This article is part of Texas Monthly’s special fiftieth-anniversary issue. Read about the other icons that have defined Texas since 1973.

Five years ago, a nonprofit called the Astrodome Conservancy announced that Houston’s most iconic building, shuttered for more than a decade, would reopen to the public for one evening. The 25,000 free tickets were claimed in less than two hours. Local sports fans did whatever they could to get a final glimpse of the famous stadium before a planned $105 million renovation that would transform the Dome into an event space and parking garage. 

Dressed in vintage Astros and Oilers jerseys, the visitors shuffled reverently down a loading ramp and onto a vast concrete expanse that was once the playing field. The actual field, acres and acres of synthetic Astroturf, had been cut into sections, rolled up like carpets, and stacked in what had been the outfield. The stands were bare—most of the rainbow-colored seats had been ripped out and sold as souvenirs—but a billboard for the now defunct Continental Airlines still presided above the outfield. 

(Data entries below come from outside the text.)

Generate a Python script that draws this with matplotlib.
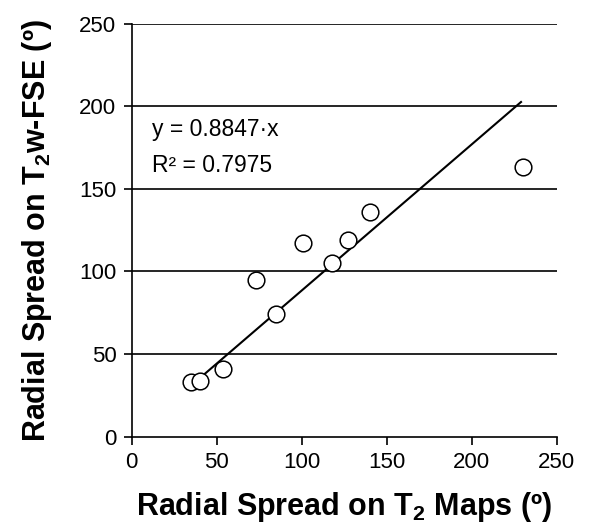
import matplotlib
matplotlib.use("Agg")
import matplotlib.pyplot as plt
import numpy as np

plt.rcParams['font.family'] = ['Liberation Sans', 'DejaVu Sans']
plt.rcParams['mathtext.fontset'] = 'custom'
plt.rcParams['mathtext.rm'] = 'Liberation Sans'
plt.rcParams['mathtext.bf'] = 'Liberation Sans:bold'

# radial spread, T2 maps (x) vs T2w-FSE (y)
t2Maps = [35, 40, 54, 73, 85, 101, 118, 127, 140, 230]
t2wFse = [33, 34, 41, 95, 74, 117, 105, 119, 136, 163]
slope = 0.8847
r2 = 0.7975
fitRange = [42, 229]

fig = plt.figure(figsize=(5.91, 5.31), dpi=100)
ax = fig.add_axes([0.2228, 0.1776, 0.7192, 0.7778])

ax.set_xlim(0, 250)
ax.set_ylim(0, 250)
ax.set_xticks([0, 50, 100, 150, 200, 250])
ax.set_yticks([0, 50, 100, 150, 200, 250])

# horizontal grid only
for yv in [50, 100, 150, 200, 250]:
    ax.axhline(yv, color='black', linewidth=1.2, zorder=1)

xFit = np.array(fitRange)
ax.plot(xFit, slope * xFit, color='black', linewidth=1.5, zorder=2)
ax.plot(t2Maps, t2wFse, linestyle='none', marker='o', markersize=12,
        markerfacecolor='white', markeredgecolor='black', markeredgewidth=1.1, zorder=3)

ax.text(12, 186, 'y = ' + str(slope) + '\u00b7x', fontsize=16.5, va='center')
ax.text(12, 164, 'R\u00b2 = ' + str(r2), fontsize=16.5, va='center')

ax.spines['top'].set_visible(False)
ax.spines['right'].set_visible(False)
ax.spines['left'].set_linewidth(1.2)
ax.spines['bottom'].set_linewidth(1.2)
ax.tick_params(direction='out', length=6, width=1.2, labelsize=16, pad=5)

ax.set_xlabel('Radial Spread on T$_{\\mathbf{2}}$ Maps (\u00ba)', fontsize=22, fontweight='bold', labelpad=12)
ax.set_ylabel('Radial Spread on T$_{\\mathbf{2}}$w-FSE (\u00ba)', fontsize=22, fontweight='bold', labelpad=18)

fig.savefig('out.png', dpi=100)
plt.close()
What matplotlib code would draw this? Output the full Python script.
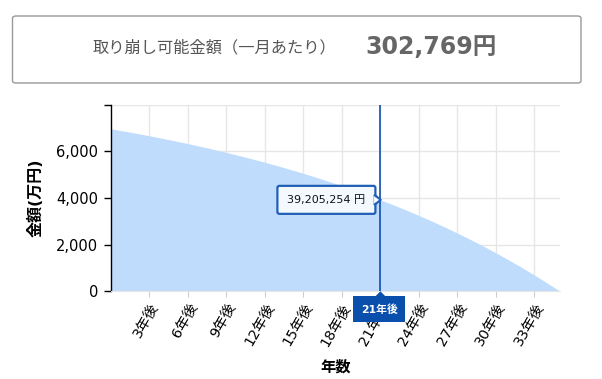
import matplotlib
matplotlib.use("Agg")
import matplotlib.pyplot as plt
import matplotlib.patches as mpatches
import matplotlib.transforms as mtransforms

plt.rcParams['font.family'] = ['DejaVu Sans', 'Noto Sans CJK JP']
CJK = ['Noto Sans CJK JP', 'DejaVu Sans']

# ---- data ----
years = list(range(36))
balance = [6965, 6870, 6770, 6666, 6559, 6447, 6331, 6210, 6085, 5954,
           5818, 5677, 5531, 5378, 5220, 5056, 4885, 4707, 4523, 4331,
           4132, 3921, 3708, 3484, 3251, 3010, 2758, 2496, 2225, 1943,
           1649, 1345, 1028, 699, 356, 0]
xtick_pos = [3, 6, 9, 12, 15, 18, 21, 24, 27, 30, 33]
xtick_labels = ['3年後', '6年後', '9年後', '12年後', '15年後', '18年後',
                '21年後', '24年後', '27年後', '30年後', '33年後']
ytick_pos = [0, 2000, 4000, 6000, 8000]
ytick_labels = ['0', '2,000', '4,000', '6,000', '']
sel_year = 21
sel_label = '21年後'
sel_value_text = '39,205,254 円'
summary_label = '取り崩し可能金額（一月あたり）'
summary_value = '302,769円'

W, H = 602, 379
fig = plt.figure(figsize=(W / 100, H / 100), dpi=100)
ax = fig.add_axes([111 / W, 1 - 291.3 / H, (560 - 111) / W, (291.3 - 104.7) / H])

ax.fill_between(years, balance, 0, color='#bfdcfd', lw=0, zorder=2)
ax.set_xlim(0, 35)
ax.set_ylim(0, 8000)

ax.set_xticks(xtick_pos)
ax.set_xticklabels(xtick_labels, rotation=60, ha='right', rotation_mode='anchor', fontsize=10.3)
ax.set_yticks(ytick_pos)
ax.set_yticklabels(ytick_labels, fontsize=10.5)
ax.tick_params(axis='x', length=4, color='#cccccc', pad=3)
ax.tick_params(axis='y', length=5, color='black', width=1, pad=4)
ax.grid(True, color='#e6e6e6', lw=1, zorder=0)
ax.set_axisbelow(True)
for s in ['top', 'right']:
    ax.spines[s].set_visible(False)
ax.spines['bottom'].set_color('#e6e6e6')
ax.spines['left'].set_color('black')
ax.spines['left'].set_linewidth(1)

ax.set_ylabel('金額(万円)', fontsize=11.5, fontweight='bold')
ax.yaxis.set_label_coords(-(111 - 44) / 449, 0.5)
ax.set_xlabel('年数', fontsize=11, fontweight='bold', family=CJK)
ax.xaxis.set_label_coords(0.5, -(359 - 291.3) / 186.6)

# selected year line
ax.axvline(sel_year, color='#0d4fae', lw=1.2, zorder=4)

fig.canvas.draw()
px, py = ax.transData.transform((sel_year, balance[sel_year]))
y0 = ax.transData.transform((0, 0))[1]
ident = mtransforms.IdentityTransform()

# tooltip
bw, bh = 98, 28
bx0 = px - 5 - bw
box = mpatches.FancyBboxPatch((bx0, py - bh / 2), bw, bh,
                              boxstyle='round,pad=0,rounding_size=2',
                              transform=ident, facecolor='#f3f9ff',
                              edgecolor='#1f5fb4', lw=1.6, zorder=6)
fig.add_artist(box)
tri = mpatches.Polygon([(px - 5.8, py + 5), (px, py), (px - 5.8, py - 5)], closed=True,
                       transform=ident, facecolor='#f3f9ff', edgecolor='#1f5fb4',
                       lw=1.6, zorder=6)
fig.add_artist(tri)
tri2 = mpatches.Polygon([(px - 6.8, py + 4), (px - 1.5, py), (px - 6.8, py - 4)], closed=True,
                        transform=ident, facecolor='#f3f9ff', edgecolor='none', zorder=7)
fig.add_artist(tri2)
fig.text((bx0 + bw / 2) / W, py / H, sel_value_text, ha='center', va='center',
         fontsize=8, color='#111111', zorder=8)

# selected x label box
lbw, lbh = 52, 26
ly_top = y0 - 5
lbox = mpatches.Rectangle((px - lbw / 2 - 1, ly_top - lbh), lbw, lbh, transform=ident,
                          facecolor='#0a4fac', edgecolor='none', zorder=9)
fig.add_artist(lbox)
ltri = mpatches.Polygon([(px - 5, ly_top), (px, ly_top + 5), (px + 5, ly_top)], closed=True,
                        transform=ident, facecolor='#0a4fac', edgecolor='none', zorder=9)
fig.add_artist(ltri)
fig.text((px - 1) / W, (ly_top - lbh / 2) / H, sel_label, ha='center', va='center',
         fontsize=7.8, color='white', fontweight='bold', zorder=10)

# summary box
sb = mpatches.FancyBboxPatch((12.5 / W, 1 - 83 / H), (581 - 12.5) / W, (83 - 16) / H,
                             boxstyle='round,pad=0,rounding_size=0.006',
                             transform=fig.transFigure, facecolor='white',
                             edgecolor='#999999', lw=1)
fig.add_artist(sb)
fig.text(214 / W, 1 - 48 / H, summary_label, ha='center', va='center',
         fontsize=11.7, color='#555555', family=CJK)
fig.text(431 / W, 1 - 46.5 / H, summary_value, ha='center', va='center',
         fontsize=17, color='#666666', fontweight='bold')

fig.savefig('out.png', dpi=100)
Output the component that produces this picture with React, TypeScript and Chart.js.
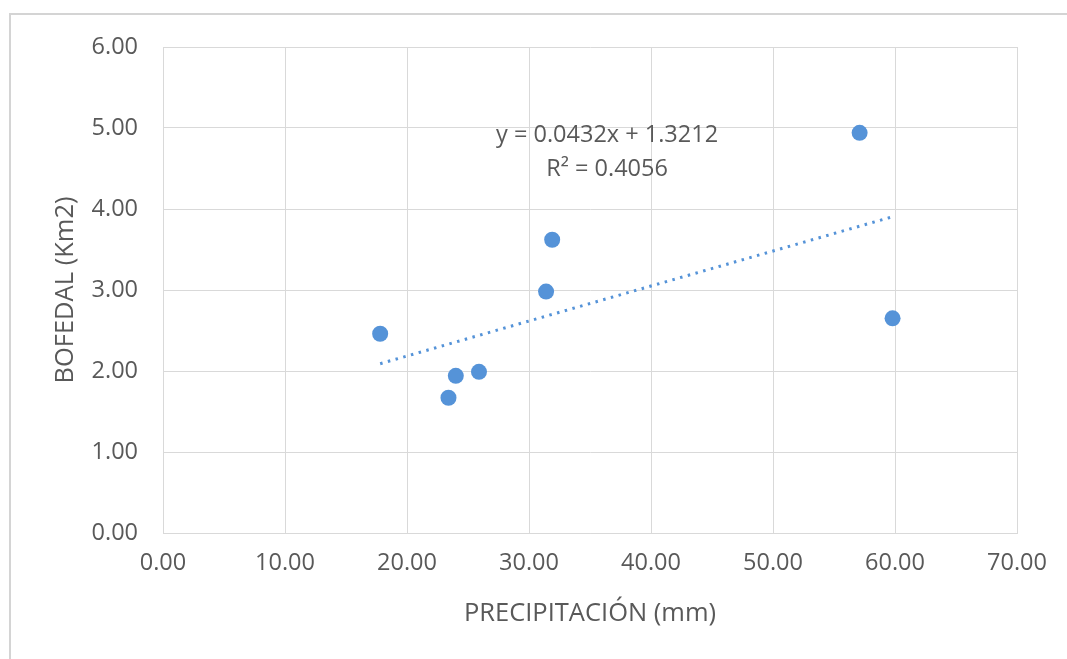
import React, { useEffect, useRef } from "react";
import { Chart, registerables } from "chart.js";

Chart.register(...registerables);

// Data
const precipitation = [17.8, 23.4, 24.0, 25.9, 31.4, 31.9, 57.1, 59.8];
const bofedal = [2.46, 1.67, 1.94, 1.99, 2.98, 3.62, 4.94, 2.65];

// Linear trendline as printed on the chart
const trendSlope = 0.0432;
const trendIntercept = 1.3212;
const trendLabel = ["y = 0.0432x + 1.3212", "R² = 0.4056"];

const xTitle = "PRECIPITACIÓN (mm)";
const yTitle = "BOFEDAL (Km2)";

const FONT = "'Open Sans', 'Liberation Sans', sans-serif";
const TEXT = "#595959";
const GRID = "#d9d9d9";
const BLUE = "#5593d8";

export default function App() {
  const ref = useRef<HTMLCanvasElement | null>(null);

  useEffect(() => {
    if (!ref.current) return;
    const xMin = Math.min(...precipitation);
    const xMax = Math.max(...precipitation);
    const trend = [xMin, xMax].map((x) => ({ x, y: trendIntercept + trendSlope * x }));

    const framePlugin = {
      id: "frame",
      beforeDraw(chart: any) {
        const { ctx } = chart;
        ctx.save();
        ctx.fillStyle = "#ffffff";
        ctx.fillRect(0, 0, chart.width, chart.height);
        ctx.strokeStyle = "#d4d4d4";
        ctx.lineWidth = 2;
        ctx.beginPath();
        ctx.moveTo(10, chart.height + 2);
        ctx.lineTo(10, 14);
        ctx.lineTo(chart.width + 2, 14);
        ctx.stroke();
        ctx.restore();
      },
      afterDatasetsDraw(chart: any) {
        const { ctx, scales } = chart;
        ctx.save();
        ctx.fillStyle = TEXT;
        ctx.font = `23.5px ${FONT}`;
        ctx.textAlign = "center";
        ctx.textBaseline = "middle";
        const cx = scales.x.getPixelForValue(36.4);
        const cy = scales.y.getPixelForValue(4.91);
        ctx.fillText(trendLabel[0], cx, cy);
        ctx.fillText(trendLabel[1], cx, cy + 34);
        ctx.restore();
      },
    };

    const chart = new Chart(ref.current, {
      type: "scatter",
      data: {
        datasets: [
          {
            label: "Bofedal",
            data: precipitation.map((x, i) => ({ x, y: bofedal[i] })),
            backgroundColor: BLUE,
            borderColor: BLUE,
            pointRadius: 8,
            pointBorderWidth: 0,
          },
          {
            label: "Lineal",
            data: trend,
            showLine: true,
            pointRadius: 0,
            borderColor: BLUE,
            borderWidth: 3,
            borderDash: [2.5, 5.5],
            fill: false,
          },
        ],
      },
      options: {
        animation: false,
        responsive: false,
        maintainAspectRatio: false,
        layout: { padding: { top: 47, right: 50, left: 0, bottom: 0 } },
        plugins: { legend: { display: false }, tooltip: { enabled: false } },
        scales: {
          x: {
            type: "linear",
            min: 0,
            max: 70,
            afterFit(scale: any) {
              scale.height = 126;
            },
            ticks: {
              stepSize: 10,
              color: TEXT,
              font: { family: FONT, size: 23.5 },
              padding: 16,
              callback: (v: any) => Number(v).toFixed(2),
            },
            grid: { color: GRID, lineWidth: 1, drawTicks: false },
            border: { color: GRID, width: 1 },
            title: {
              display: true,
              text: xTitle,
              color: TEXT,
              font: { family: FONT, size: 25.5 },
              padding: { top: 0, bottom: 30 },
            },
          },
          y: {
            type: "linear",
            min: 0,
            max: 6,
            afterFit(scale: any) {
              scale.width = 163;
            },
            ticks: {
              stepSize: 1,
              color: TEXT,
              font: { family: FONT, size: 23.5 },
              padding: 25,
              callback: (v: any) => Number(v).toFixed(2),
            },
            grid: { color: GRID, lineWidth: 1, drawTicks: false },
            border: { color: GRID, width: 1 },
            title: {
              display: true,
              text: yTitle,
              color: TEXT,
              font: { family: FONT, size: 25.5 },
              padding: { top: 50, bottom: 0 },
            },
          },
        },
      },
      plugins: [framePlugin],
    });
    return () => chart.destroy();
  }, []);

  return (
    <div style={{ position: "fixed", left: 0, top: 0, width: 1067, height: 659, background: "#fff" }}>
      <canvas ref={ref} width={1067} height={659} style={{ display: "block", width: 1067, height: 659 }} />
    </div>
  );
}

It was a sad end to a building that had dazzled the world when it opened in 1965 with a sold-out exhibition game between the Astros and the New York Yankees. The Astrodome debuted in a shower of superlatives: the first indoor baseball stadium, the largest interior space on earth, the Eighth Wonder of the World. Roy Hofheinz, the flamboyant politician turned businessman who dreamed up the venue and oversaw its construction, claimed he had been inspired by the Roman Colosseum. Hofheinz lived for many years in an opulent five-story apartment overlooking right field. A booklet published to commemorate the Astrodome’s grand opening featured a suitably grandiose epigraph from Samuel Taylor Coleridge: “In Xanadu did Kubla Khan / A stately pleasure-dome decree . . .” 

Flush with oil wealth, Houston in the sixties was among America’s fastest-growing cities. With NASA’s manned space program headquartered just down the Gulf Freeway in Clear Lake, civic boosters adopted the moniker “Space City”; the Houston Colt .45s changed their name to the Astros. In a city still emerging from Jim Crow, the Astrodome would be fully integrated. Hofheinz, who as Houston mayor in the fifties had desegregated public golf courses, buses, and libraries, now encouraged efforts to end segregation in the city’s hotels and restaurants as well, so that visiting teams could stay and eat together. 

Perhaps no building has ever changed a city’s image so dramatically. Prior to the Astrodome, many Americans viewed Houston as racist, backward, and physically ugly. Now these same Americans flocked there to admire an architectural marvel. As late as 1974 the stadium was the country’s third-most-popular man-made tourist attraction, after the Golden Gate Bridge and Mount Rushmore. Not everyone loved the Dome—Larry McMurtry groused that its silhouette looked like the “working end of a gigantic roll-on deodorant”—but the stadium embodied Houston’s belief that with enough money and chutzpah it could accomplish anything. 

Anything, it would appear, except saving the Astrodome. By century’s end, the stadium was no longer unique—dozens of more lavish imitators had sprung up around the world. Astroturf, which had been speedily installed after it was discovered that grass would not grow in the Dome, had fallen out of favor, blamed for a rash of player injuries (and player rashes). Bud Adams, owner of the Houston Oilers, demanded that Harris County build a stand-alone football stadium; when he didn’t get one, he relocated the team to Tennessee in 1997. In 2000 the Astros decamped for Minute Maid Park, which featured a retractable roof and real grass. After hosting musical acts including Selena, who played her final concert there, the Dome ended its life as a concert venue in 2002 with a set by George Strait. 

For the past two decades the Dome has squatted, silent and empty, in the literal shadow of NRG Stadium, the Brobdingnagian home of the Houston Texans and the site of two Super Bowls. After briefly serving as a shelter for Hurricane Katrina evacuees in 2005, the Dome has been closed to the public, save for the Astrodome Conservancy event. The plan to turn it into an event space never came to fruition. Over the years, there have been proposals to convert it into a luxury hotel, a movie studio, a convention center, and a city park. All died on the drawing board. The Astrodome, which once embodied Houston’s dynamism, has since come to represent civic paralysis. 

And so the Astrodome remains in limbo: too expensive to renovate, too beloved to tear down. Today, the words that come to mind when surveying the once mighty Dome are those not of Coleridge but of another Romantic poet: “Nothing beside remains. Round the decay / Of that colossal Wreck, boundless and bare / The lone and level sands stretch far away.”